Charts and diagrams as code
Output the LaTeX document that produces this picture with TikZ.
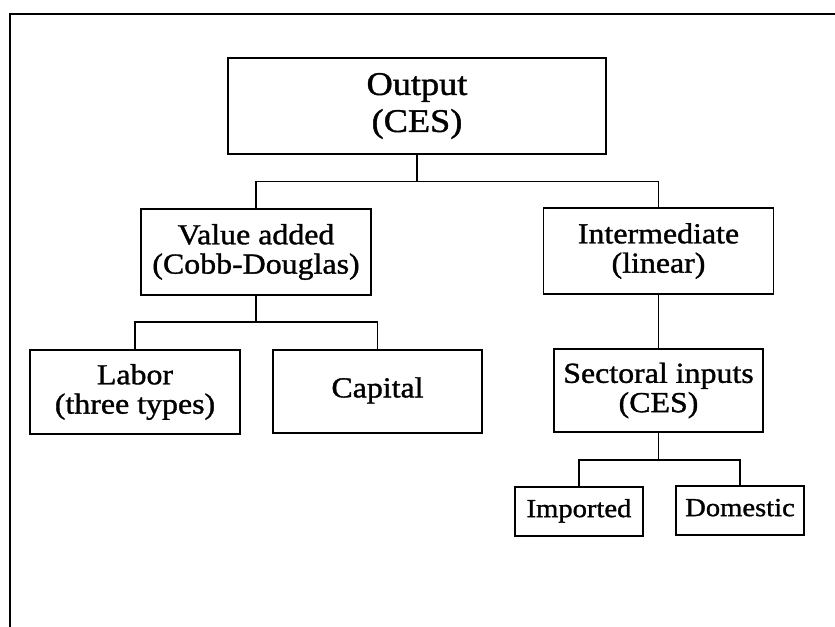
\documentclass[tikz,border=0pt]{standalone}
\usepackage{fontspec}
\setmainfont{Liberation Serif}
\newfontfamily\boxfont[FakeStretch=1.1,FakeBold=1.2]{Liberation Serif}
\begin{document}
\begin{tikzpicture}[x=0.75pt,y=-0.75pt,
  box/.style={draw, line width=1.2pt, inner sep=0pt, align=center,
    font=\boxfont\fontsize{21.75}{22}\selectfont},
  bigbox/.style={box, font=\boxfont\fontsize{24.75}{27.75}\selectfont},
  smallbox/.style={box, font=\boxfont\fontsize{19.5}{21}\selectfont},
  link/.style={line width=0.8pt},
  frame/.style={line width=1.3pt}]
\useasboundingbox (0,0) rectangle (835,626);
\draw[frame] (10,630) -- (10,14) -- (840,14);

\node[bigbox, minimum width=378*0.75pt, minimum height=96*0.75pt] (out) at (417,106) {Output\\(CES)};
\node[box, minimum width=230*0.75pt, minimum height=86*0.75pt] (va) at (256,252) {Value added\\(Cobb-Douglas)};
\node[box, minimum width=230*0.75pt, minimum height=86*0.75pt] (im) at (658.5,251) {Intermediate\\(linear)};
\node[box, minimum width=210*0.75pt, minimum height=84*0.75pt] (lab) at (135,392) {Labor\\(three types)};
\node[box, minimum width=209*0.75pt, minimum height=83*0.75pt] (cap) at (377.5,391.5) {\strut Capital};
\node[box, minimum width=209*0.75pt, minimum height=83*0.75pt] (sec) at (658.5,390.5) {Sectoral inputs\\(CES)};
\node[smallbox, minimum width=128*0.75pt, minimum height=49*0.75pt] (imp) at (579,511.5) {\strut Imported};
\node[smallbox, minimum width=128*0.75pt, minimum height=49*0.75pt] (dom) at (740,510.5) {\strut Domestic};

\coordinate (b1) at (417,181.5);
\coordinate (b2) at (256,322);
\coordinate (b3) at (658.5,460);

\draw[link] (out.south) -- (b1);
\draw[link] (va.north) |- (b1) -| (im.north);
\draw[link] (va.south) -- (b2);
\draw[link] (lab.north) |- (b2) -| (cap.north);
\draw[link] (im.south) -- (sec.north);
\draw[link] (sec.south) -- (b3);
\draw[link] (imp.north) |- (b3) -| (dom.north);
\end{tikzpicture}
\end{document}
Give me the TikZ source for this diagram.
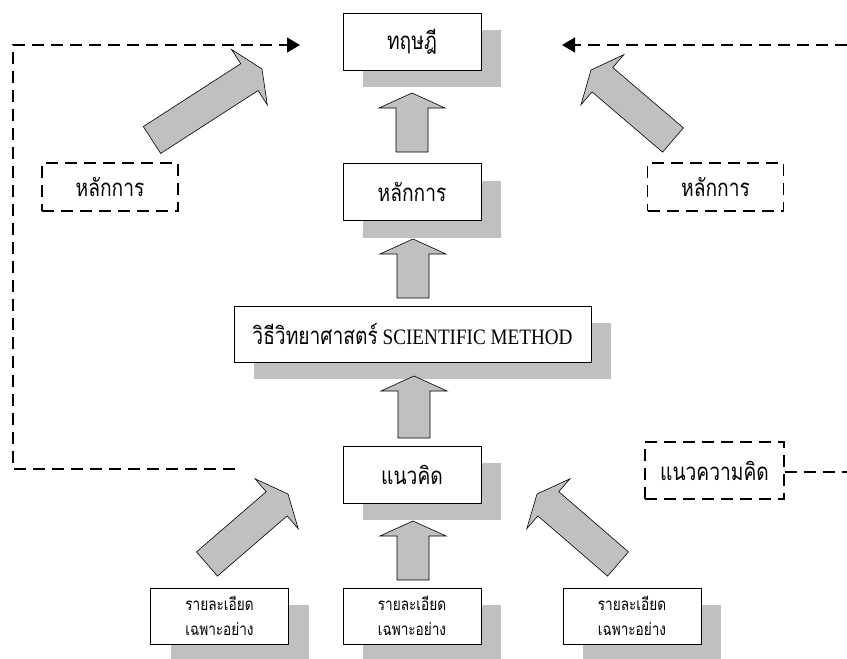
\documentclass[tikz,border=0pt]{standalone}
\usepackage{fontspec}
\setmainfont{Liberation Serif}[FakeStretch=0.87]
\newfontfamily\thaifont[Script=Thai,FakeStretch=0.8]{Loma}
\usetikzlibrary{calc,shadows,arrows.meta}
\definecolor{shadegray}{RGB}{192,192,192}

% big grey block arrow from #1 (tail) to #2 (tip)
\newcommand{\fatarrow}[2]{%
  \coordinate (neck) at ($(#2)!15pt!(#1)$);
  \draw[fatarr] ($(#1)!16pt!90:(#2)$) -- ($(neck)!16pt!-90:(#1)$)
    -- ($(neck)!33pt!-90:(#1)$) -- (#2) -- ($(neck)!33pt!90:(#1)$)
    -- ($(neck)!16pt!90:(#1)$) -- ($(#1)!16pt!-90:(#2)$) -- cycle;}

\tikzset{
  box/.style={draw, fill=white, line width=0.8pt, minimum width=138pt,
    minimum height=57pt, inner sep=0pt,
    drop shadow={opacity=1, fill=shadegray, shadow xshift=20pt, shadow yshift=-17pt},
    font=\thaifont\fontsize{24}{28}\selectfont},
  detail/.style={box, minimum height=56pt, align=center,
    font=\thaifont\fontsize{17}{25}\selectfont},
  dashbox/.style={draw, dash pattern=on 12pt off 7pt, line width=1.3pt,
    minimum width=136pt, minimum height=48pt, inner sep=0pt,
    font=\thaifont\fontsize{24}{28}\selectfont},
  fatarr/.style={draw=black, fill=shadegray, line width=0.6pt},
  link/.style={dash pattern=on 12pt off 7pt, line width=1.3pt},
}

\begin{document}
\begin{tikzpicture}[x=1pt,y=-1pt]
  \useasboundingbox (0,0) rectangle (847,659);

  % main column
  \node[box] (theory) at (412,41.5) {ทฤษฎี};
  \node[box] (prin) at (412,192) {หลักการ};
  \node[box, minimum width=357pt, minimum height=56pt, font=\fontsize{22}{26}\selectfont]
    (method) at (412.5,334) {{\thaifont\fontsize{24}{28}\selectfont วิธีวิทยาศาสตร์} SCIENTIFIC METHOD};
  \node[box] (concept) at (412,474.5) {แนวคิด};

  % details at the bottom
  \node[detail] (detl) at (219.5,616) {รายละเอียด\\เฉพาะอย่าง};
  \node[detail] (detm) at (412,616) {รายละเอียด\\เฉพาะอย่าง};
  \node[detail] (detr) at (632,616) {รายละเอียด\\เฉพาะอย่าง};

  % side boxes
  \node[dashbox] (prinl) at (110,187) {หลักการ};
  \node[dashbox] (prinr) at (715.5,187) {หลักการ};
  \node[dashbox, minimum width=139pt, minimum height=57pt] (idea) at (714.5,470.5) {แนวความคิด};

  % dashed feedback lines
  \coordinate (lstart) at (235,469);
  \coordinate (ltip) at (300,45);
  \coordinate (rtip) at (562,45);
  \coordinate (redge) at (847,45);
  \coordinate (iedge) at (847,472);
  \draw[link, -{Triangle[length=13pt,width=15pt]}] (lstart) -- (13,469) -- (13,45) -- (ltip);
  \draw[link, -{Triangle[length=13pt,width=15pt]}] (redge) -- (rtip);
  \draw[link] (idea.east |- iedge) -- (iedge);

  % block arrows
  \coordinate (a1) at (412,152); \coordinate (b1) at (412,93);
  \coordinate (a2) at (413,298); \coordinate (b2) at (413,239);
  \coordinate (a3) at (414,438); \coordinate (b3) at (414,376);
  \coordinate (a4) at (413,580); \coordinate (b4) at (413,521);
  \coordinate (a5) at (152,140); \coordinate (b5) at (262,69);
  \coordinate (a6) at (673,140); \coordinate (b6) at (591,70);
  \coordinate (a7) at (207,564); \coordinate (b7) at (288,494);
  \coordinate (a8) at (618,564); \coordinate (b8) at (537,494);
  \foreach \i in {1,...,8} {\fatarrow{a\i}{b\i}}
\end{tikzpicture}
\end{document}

AIM >>
Every line from the one containing "Give me the TikZ source for this diagram." through the one containing "-- ($(neck)!16pt!90:(#1)$) -- ($(#1)!16pt!-90:(#2)$)" should be quoted exactly, and no other lines; keep pictures out of the copy.

COMPLETE ANSWER >>
Give me the TikZ source for this diagram.
\documentclass[tikz,border=0pt]{standalone}
\usepackage{fontspec}
\setmainfont{Liberation Serif}[FakeStretch=0.87]
\newfontfamily\thaifont[Script=Thai,FakeStretch=0.8]{Loma}
\usetikzlibrary{calc,shadows,arrows.meta}
\definecolor{shadegray}{RGB}{192,192,192}

% big grey block arrow from #1 (tail) to #2 (tip)
\newcommand{\fatarrow}[2]{%
  \coordinate (neck) at ($(#2)!15pt!(#1)$);
  \draw[fatarr] ($(#1)!16pt!90:(#2)$) -- ($(neck)!16pt!-90:(#1)$)
    -- ($(neck)!33pt!-90:(#1)$) -- (#2) -- ($(neck)!33pt!90:(#1)$)
    -- ($(neck)!16pt!90:(#1)$) -- ($(#1)!16pt!-90:(#2)$) -- cycle;}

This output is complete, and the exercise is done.